REPUBLIKA.CO.ID, ANKARA -- Para pelancong asing yang sedang berada di Turki ramai-ramai mengunjungi toko-toko yang menjual barang-barang mewah. Hal itu mereka lakukan setelah nilai tukar mata uang negera tersebut jatuh ke titik terendah.
Para turis yang kebanyakan dari negara-negara Arab tampak memanjang ikut antrean di luar toko Chanel dan Louis Vuitton di kawasan mewah Istanbul Nisantasi. Hal itu terjadi karena mata uang asing yang mereka miliki menjadi lebih berharga setelah nilai tukar Lira turun 18 persen pada Jumat minggu lalu. "Kami membeli pakaian, kami membeli make up, kami membeli merek-merek ternama." kata Fatima Ali dari Kuwait yang mengunjungi Istanbul bersama dua anak perempuannya.
"Harga menjadi murah sekali."
Sama seperti para pembelanja lain, Ali membawa koper besar untuk memuat belanjaanya. Dia berada di luar sebuah toko kosmetik membawa tiga koper.
Nilai tukar lira sudah turun sebesar 40 persen terhadap dolar AS tahun ini di tengah kekhawatiran mengenai kebijakan ekonomi yang dijalankan Presiden Tayyip Erdogan. Hal itu juga terjadi di tengah seruan agar suku bunga diturunkan dan memburuknya hubungan dengan Amerika Serikat.
Erdogan juga mendesak warga Turki untuk menyambut kedatangan para turis dengan baik, karena mereka membaawa dolar yang diperlukan negara tersebut. "Kamu sudah ramah namun tetap lanjutkan dan lebih ramah lagi." kata Erdogan kepada para pendukungnya di akhir pekan. "Karena ketika mereka mengeluarkan dolar, mereka akan memberikanya kepada anda."
Menggambarkan penurunan nilai tukar lira sebagai persekongkolan, Erdogan berulang kali menyerukan kepada warga Turki untuk menjual dolar AS mereka guna membantu mata uang lokal.
Seorang karyawan di sebuah toko pakaian mewah yang tidak mau menyebut namanya mengatakan jumlah mereka yang datang berbelanja sangat tinggi.

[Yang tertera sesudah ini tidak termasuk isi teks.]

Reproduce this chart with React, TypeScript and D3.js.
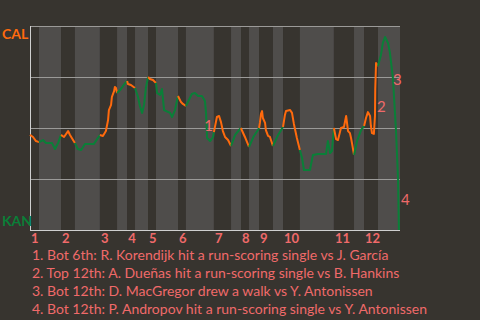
import React from 'react';
import * as d3 from 'd3';

const W = 480;
const H = 320;

// half-inning boundaries (cumulative plate-appearance index)
const halfInningEnds = [3.3, 11.4, 16.5, 25.7, 32.0, 35.7, 38.6, 43.4, 46.3, 54.4, 57.3, 67.6, 73.9, 77.6, 80.5, 84.2, 89.3, 93.0, 99.2, 111.7, 119.1, 122.8, 127.9, 136];
const inningLabels = ['1', '2', '3', '4', '5', '6', '7', '8', '9', '10', '11', '12'];
const teams = ['CAL', 'KAN'];
const gridValues = [0.25, 0.5, 0.75, 1];

// [play index, CAL win probability]
const winProb: [number, number][] = [
  [0, 0.466], [1.1, 0.456], [2.2, 0.436], [3.3, 0.431],
  [4.8, 0.441], [5.9, 0.426], [8.1, 0.426], [9.2, 0.397], [10.3, 0.426], [11.4, 0.466],
  [12.5, 0.456], [14.0, 0.485], [14.7, 0.466], [16.5, 0.426],
  [17.6, 0.397], [18.8, 0.392], [20.2, 0.422], [23.5, 0.422], [25.7, 0.466],
  [26.8, 0.461], [27.9, 0.485], [28.7, 0.539], [29.0, 0.588], [29.8, 0.613], [30.1, 0.652], [30.9, 0.681], [31.2, 0.701], [31.6, 0.696], [32.0, 0.672],
  [33.1, 0.686], [34.2, 0.706], [35.3, 0.725], [35.7, 0.73],
  [36.0, 0.716], [37.1, 0.711], [38.6, 0.696],
  [39.7, 0.652], [40.4, 0.608], [41.2, 0.574], [41.9, 0.613], [42.6, 0.696], [43.4, 0.75],
  [44.1, 0.74], [45.2, 0.735], [46.3, 0.721],
  [46.7, 0.672], [47.8, 0.662], [48.5, 0.691], [49.3, 0.588], [51.5, 0.574], [52.2, 0.554], [53.3, 0.588], [54.4, 0.657],
  [55.5, 0.627], [56.2, 0.618], [57.3, 0.608],
  [58.4, 0.637], [59.5, 0.667], [60.6, 0.672], [61.8, 0.657], [63.2, 0.657], [64.3, 0.632], [64.7, 0.574], [65.1, 0.451], [66.2, 0.436], [67.3, 0.456], [67.6, 0.48],
  [68.7, 0.554], [69.5, 0.559], [70.2, 0.529], [70.9, 0.485], [71.7, 0.456], [72.8, 0.441], [73.9, 0.412],
  [75.4, 0.466], [77.5, 0.5],
  [79.0, 0.456], [80.5, 0.407],
  [82.3, 0.461], [83.8, 0.49], [84.2, 0.5],
  [84.5, 0.525], [84.9, 0.569], [85.3, 0.583], [85.6, 0.549], [86.4, 0.525], [86.7, 0.49], [87.5, 0.461], [88.2, 0.456], [89.3, 0.412],
  [91.2, 0.466], [93.0, 0.505],
  [93.7, 0.564], [94.1, 0.583], [95.6, 0.588], [96.3, 0.574], [97.0, 0.52], [98.1, 0.451], [99.2, 0.392],
  [100.0, 0.353], [100.7, 0.294], [102.9, 0.294], [104.0, 0.368], [105.9, 0.373], [108.8, 0.373], [109.5, 0.436], [110.3, 0.377], [111.0, 0.387], [111.7, 0.5],
  [112.5, 0.446], [113.2, 0.441], [114.3, 0.5], [115.4, 0.505], [116.2, 0.559], [116.9, 0.485], [117.6, 0.475], [118.0, 0.451], [118.4, 0.422], [119.1, 0.368],
  [120.2, 0.436], [121.7, 0.49], [122.8, 0.51],
  [123.5, 0.549], [124.2, 0.578], [125.0, 0.559], [125.3, 0.51], [125.7, 0.475], [126.4, 0.471], [126.8, 0.559], [126.9, 0.691], [127.2, 0.819], [127.9, 0.804],
  [129.0, 0.858], [129.7, 0.917], [130.5, 0.946], [131.6, 0.917], [132.3, 0.868], [133.4, 0.745], [134.5, 0.495], [134.9, 0.373], [135.3, 0.245], [135.6, 0],
];

// key-event markers: [play index, win prob at label baseline]
const eventMarks: [number, number][] = [[67.6, 0.485], [127.2, 0.578], [133.1, 0.711], [136, 0.123]];
const eventAnchors = ['end', 'start', 'start', 'start'];
const eventTexts = [
  '1. Bot 6th: R. Korendijk hit a run-scoring single vs J. García',
  '2. Top 12th: A. Dueñas hit a run-scoring single vs B. Hankins',
  '3. Bot 12th: D. MacGregor drew a walk vs Y. Antonissen',
  '4. Bot 12th: P. Andropov hit a run-scoring single vs Y. Antonissen',
];

const BG = '#37342f';
const LIGHT = '#4f4d4b';
const ORANGE = '#ff6a0d';
const GREEN = '#0a7f38';
const SALMON = '#f06a6a';
const FONT = 'Lato, "Open Sans", sans-serif';

export default function App() {
  const x = d3.scaleLinear().domain([0, 136]).range([30, 400]);
  const y = d3.scaleLinear().domain([0, 1]).range([230, 26]);

  const bands = halfInningEnds.map((end, i) => ({
    start: i === 0 ? 0 : halfInningEnds[i - 1],
    end,
    top: i % 2 === 0,
  }));

  const halfOf = (p: number) => {
    const idx = halfInningEnds.findIndex((e) => p <= e);
    return idx < 0 ? halfInningEnds.length - 1 : idx;
  };

  // group consecutive segments by which team is batting
  const groups: { top: boolean; pts: [number, number][] }[] = [];
  for (let i = 0; i < winProb.length - 1; i++) {
    const a = winProb[i];
    const b = winProb[i + 1];
    const top = halfOf((a[0] + b[0]) / 2) % 2 === 0;
    const last = groups[groups.length - 1];
    if (last && last.top === top) last.pts.push(b);
    else groups.push({ top, pts: [a, b] });
  }

  const line = d3
    .line<[number, number]>()
    .x((d) => x(d[0]))
    .y((d) => y(d[1]));

  return (
    <svg width={W} height={H} style={{ position: 'fixed', left: 0, top: 0 }} fontFamily={FONT}>
      <rect x={0} y={0} width={W} height={H} fill={BG} />
      {bands.map((b, i) => (
        <rect
          key={i}
          x={x(b.start)}
          y={y(1)}
          width={x(b.end) - x(b.start)}
          height={y(0) - y(1)}
          fill={b.top ? BG : LIGHT}
        />
      ))}
      {gridValues.map((g) => (
        <line key={g} x1={x(0)} x2={x(136)} y1={y(g)} y2={y(g)} stroke="#9b9a98" strokeWidth={1} shapeRendering="crispEdges" />
      ))}
      <line x1={x(0)} x2={x(0)} y1={y(1)} y2={y(0)} stroke="#cfcfcf" strokeWidth={1} shapeRendering="crispEdges" />
      <line x1={x(0)} x2={x(136)} y1={y(0)} y2={y(0)} stroke="#cfcfcf" strokeWidth={1} shapeRendering="crispEdges" />
      {groups.map((g, i) => (
        <path
          key={i}
          d={line(g.pts) || ''}
          fill="none"
          stroke={g.top ? ORANGE : GREEN}
          strokeWidth={2}
          strokeLinejoin="round"
        />
      ))}
      <text x={2} y={39} fill={ORANGE} fontWeight="bold" fontSize={14}>{teams[0]}</text>
      <text x={2} y={226} fill={GREEN} fontWeight="bold" fontSize={14}>{teams[1]}</text>
      {inningLabels.map((lab, i) => (
        <text key={lab} x={x(bands[i * 2].start) + 1} y={242.5} fill={SALMON} fontWeight="bold" fontSize={13}>
          {lab}
        </text>
      ))}
      {eventMarks.map((m, i) => (
        <text key={i} x={x(m[0]) + (eventAnchors[i] === 'end' ? -1 : 1)} y={y(m[1])} fill={SALMON} fontSize={15} textAnchor={eventAnchors[i]}>
          {String(i + 1)}
        </text>
      ))}
      {eventTexts.map((t, i) => (
        <text key={i} x={32} y={259.5 + i * 18} fill={SALMON} fontSize={14}>
          {t}
        </text>
      ))}
    </svg>
  );
}
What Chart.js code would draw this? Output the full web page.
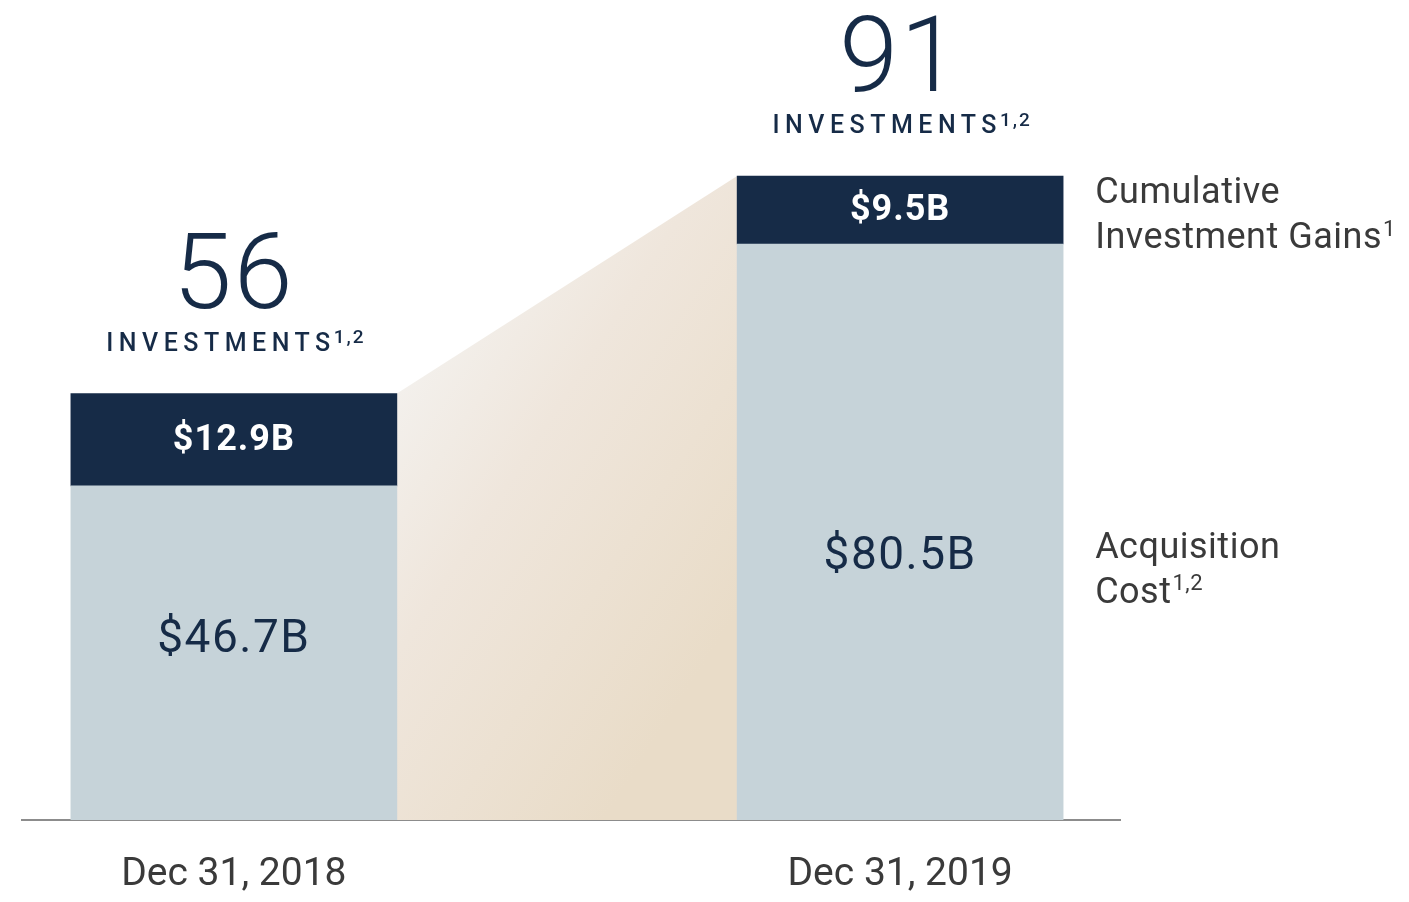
<!DOCTYPE html>
<html>
<head>
<meta charset="utf-8">
<script src="https://cdn.jsdelivr.net/npm/chart.js@4.4.1/dist/chart.umd.min.js"></script>
<style>
  html, body { margin: 0; padding: 0; background: #ffffff; }
  #wrap { position: relative; width: 1409px; height: 902px; }
</style>
</head>
<body>
<div id="wrap"><canvas id="chart"></canvas></div>
<script>
// --- data ---
const categories = ['Dec 31, 2018', 'Dec 31, 2019'];
const acquisitionCost = [46.7, 80.5];      // $B, light segment
const investmentGains = [12.9, 9.5];       // $B, dark segment
const investmentCounts = ['56', '91'];
const costLabels = ['$46.7B', '$80.5B'];
const gainLabels = ['$12.9B', '$9.5B'];

const NAVY = '#162b47';
const LIGHT = '#c6d3d9';
const GREY_TEXT = '#3a3a3a';

// shaded wedge between the two bars, drawn behind the bars
const wedgePlugin = {
  id: 'wedge',
  beforeDatasetsDraw(chart) {
    const ctx = chart.ctx;
    const top = chart.getDatasetMeta(1).data;
    const base = chart.scales.y.getPixelForValue(0);
    const a = top[0], b = top[1];
    const x1 = a.x + a.width / 2;
    const x2 = b.x - b.width / 2;
    const g = ctx.createLinearGradient(x1, a.y, x2, a.y + 220);
    g.addColorStop(0, '#f3f0ec');
    g.addColorStop(0.35, '#efe6dc');
    g.addColorStop(1, '#e9dcc8');
    ctx.save();
    ctx.beginPath();
    ctx.moveTo(x1, a.y);
    ctx.lineTo(x2, b.y);
    ctx.lineTo(x2, base);
    ctx.lineTo(x1, base);
    ctx.closePath();
    ctx.fillStyle = g;
    ctx.fill();
    ctx.restore();
  }
};

// all the text annotations
const labelPlugin = {
  id: 'labels',
  afterDatasetsDraw(chart) {
    const ctx = chart.ctx;
    const low = chart.getDatasetMeta(0).data;
    const high = chart.getDatasetMeta(1).data;
    const base = chart.scales.y.getPixelForValue(0);
    const costNudge = [-12, 26];
    ctx.save();
    ctx.textAlign = 'center';
    ctx.textBaseline = 'middle';

    for (let i = 0; i < 2; i++) {
      const cx = low[i].x;
      // dark segment label
      ctx.fillStyle = '#ffffff';
      ctx.font = 'bold 36px Roboto';
      ctx.letterSpacing = '1px';
      ctx.fillText(gainLabels[i], cx, (high[i].y + high[i].base) / 2 + 1);
      // light segment label
      ctx.fillStyle = NAVY;
      ctx.font = '46px Roboto';
      ctx.letterSpacing = '1.5px';
      ctx.fillText(costLabels[i], cx, (low[i].y + base) / 2 + costNudge[i]);

      // count + INVESTMENTS above the bar
      const topY = high[i].y;
      ctx.font = '300 106px Roboto';
      ctx.letterSpacing = '2px';
      ctx.fillText(investmentCounts[i], cx, topY - 112);

      ctx.font = '500 25px Roboto';
      ctx.letterSpacing = '5.5px';
      const word = 'INVESTMENTS';
      const ww = ctx.measureText(word).width;
      ctx.font = '500 19px Roboto';
      ctx.letterSpacing = '2px';
      const sw = ctx.measureText('1,2').width;
      const startX = cx + 3 - (ww + sw) / 2;
      ctx.textAlign = 'left';
      ctx.font = '500 25px Roboto';
      ctx.letterSpacing = '5.5px';
      ctx.fillText(word, startX, topY - 49);
      ctx.font = '500 19px Roboto';
      ctx.letterSpacing = '2px';
      ctx.fillText('1,2', startX + ww - 2, topY - 55);
      ctx.textAlign = 'center';
    }

    // series names on the right
    const rx = high[1].x + high[1].width / 2 + 32;
    ctx.textAlign = 'left';
    ctx.fillStyle = GREY_TEXT;
    ctx.letterSpacing = '0.5px';
    const writeLine = (txt, sup, y) => {
      ctx.font = '36px Roboto';
      ctx.fillText(txt, rx, y);
      if (sup) {
        const w = ctx.measureText(txt).width;
        ctx.font = '22px Roboto';
        ctx.fillText(sup, rx + w + 1, y - 9);
      }
    };
    writeLine('Cumulative', null, high[1].y + 18);
    writeLine('Investment Gains', '1', high[1].y + 63);
    writeLine('Acquisition', null, (low[1].y + base) / 2 + 17);
    writeLine('Cost', '1,2', (low[1].y + base) / 2 + 62);
    ctx.restore();
  }
};

new Chart(document.getElementById('chart'), {
  type: 'bar',
  data: {
    datasets: [
      {
        label: 'Acquisition Cost',
        data: acquisitionCost.map((v, i) => ({ x: i, y: v })),
        backgroundColor: LIGHT,
        barThickness: 326
      },
      {
        label: 'Cumulative Investment Gains',
        data: investmentGains.map((v, i) => ({ x: i, y: v })),
        backgroundColor: NAVY,
        barThickness: 326
      }
    ]
  },
  options: {
    responsive: true,
    maintainAspectRatio: false,
    animation: false,
    layout: { padding: { left: 22, right: 289, top: 0, bottom: 7 } },
    plugins: {
      legend: { display: false },
      tooltip: { enabled: false }
    },
    scales: {
      x: {
        type: 'linear',
        stacked: true,
        offset: false,
        min: -0.318,
        max: 1.33,
        grid: { display: false, drawTicks: false },
        border: { display: true, color: '#8c8c8c', width: 2 },
        afterBuildTicks: scale => { scale.ticks = [{ value: 0 }, { value: 1 }]; },
        afterFit: scale => { scale.height = 75; },
        ticks: {
          padding: 32,
          color: GREY_TEXT,
          font: { family: 'Roboto', size: 39 },
          callback: v => categories[v]
        }
      },
      y: {
        stacked: true,
        display: false,
        min: 0,
        max: 114.6
      }
    }
  },
  plugins: [wedgePlugin, labelPlugin]
});
</script>
</body>
</html>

Jumlah pengunjung bahkan lebih tinggi dari musim sibuk karena menurunnya nilai tukar lira.
Seorang turis dari Mesir memperkirakan bahwa dia bisa menghemat sekitar 1.000 dolar AS (sekitar Rp 15 juta) dalam bandingannya membeli barang yang sama di negerinya dengan di Turki sekarang ini.
"Kami berharap bahwa mata uang Turki, untuk kesejahteraan warga Turki, akan membaik." kata seorang turis lainya, Khalid al-Fahad, juga dari Kuwait.
"Namun dalam waktu bersamaan, kami berharap sebagai turis, nilai lira akan tetap seperti sekarang ini."
Turki menuduh AS menusuk dari belakang
Pada Senin, Erdogan kembali mengulangi pendapatnya bahwa turunnya nilai tukar lira tidak memiliki alasan ekonomi. Dia mengatakan sanksi Amerika Serikat sehubungan dengan pengadilan terhadap pastor Andrew Brunson di Turki merupakan 'tindakan menusuk dari belakang' oleh Amerika Serikat.
Menurutnya, Turki menjadi sasaran perang ekonomi. "Perkembangan dalam beberapa minggu terakhir menunjukkan bahwa Turki sedang dikepung" katanya dalam pertemuan dengan para dubes Turki.
"Jelas sekali bahwa serangan ini akan terus berlansung selama beberapa lama."
Erdogan juga menuduh 'teroris ekonomi' yang berencana menghancurkan Turki dengan menyebarkan berita buruk dan mereka akan menghadapi tindakan hukum.
Pemerintah Turki sedang melancarkan penyelidikan mengenai siapa saja yang terlibat.
"Ada teroris ekonomi di sosial media." kata Erdogan kepada para dubes Turki yang berkumpul di istana kepresidenan di Ankara.
"Mereka adalah bagian dari jaringan pengkhianat." katanya menambahkan.
Kementerian Dalam Negeri Turki mengatakan sejauh ini sudah mengidentifikasi 346 akun media sosial yang berbicara mengenai perubahan kurs. Akun itu dikatakan memberikan persepsi negatif mengenai perekonomian Turki.
Tindakan hukum akan diambil terhadap mereka namun tidak dijelaskan apa bentuk tindakannya. Erdogan mengatakan dia berharap nilai tukar akan kembali ke 'tingkat rasional' dan negara tersebut sudah memiliki rencana tindakan untuk melakukannya.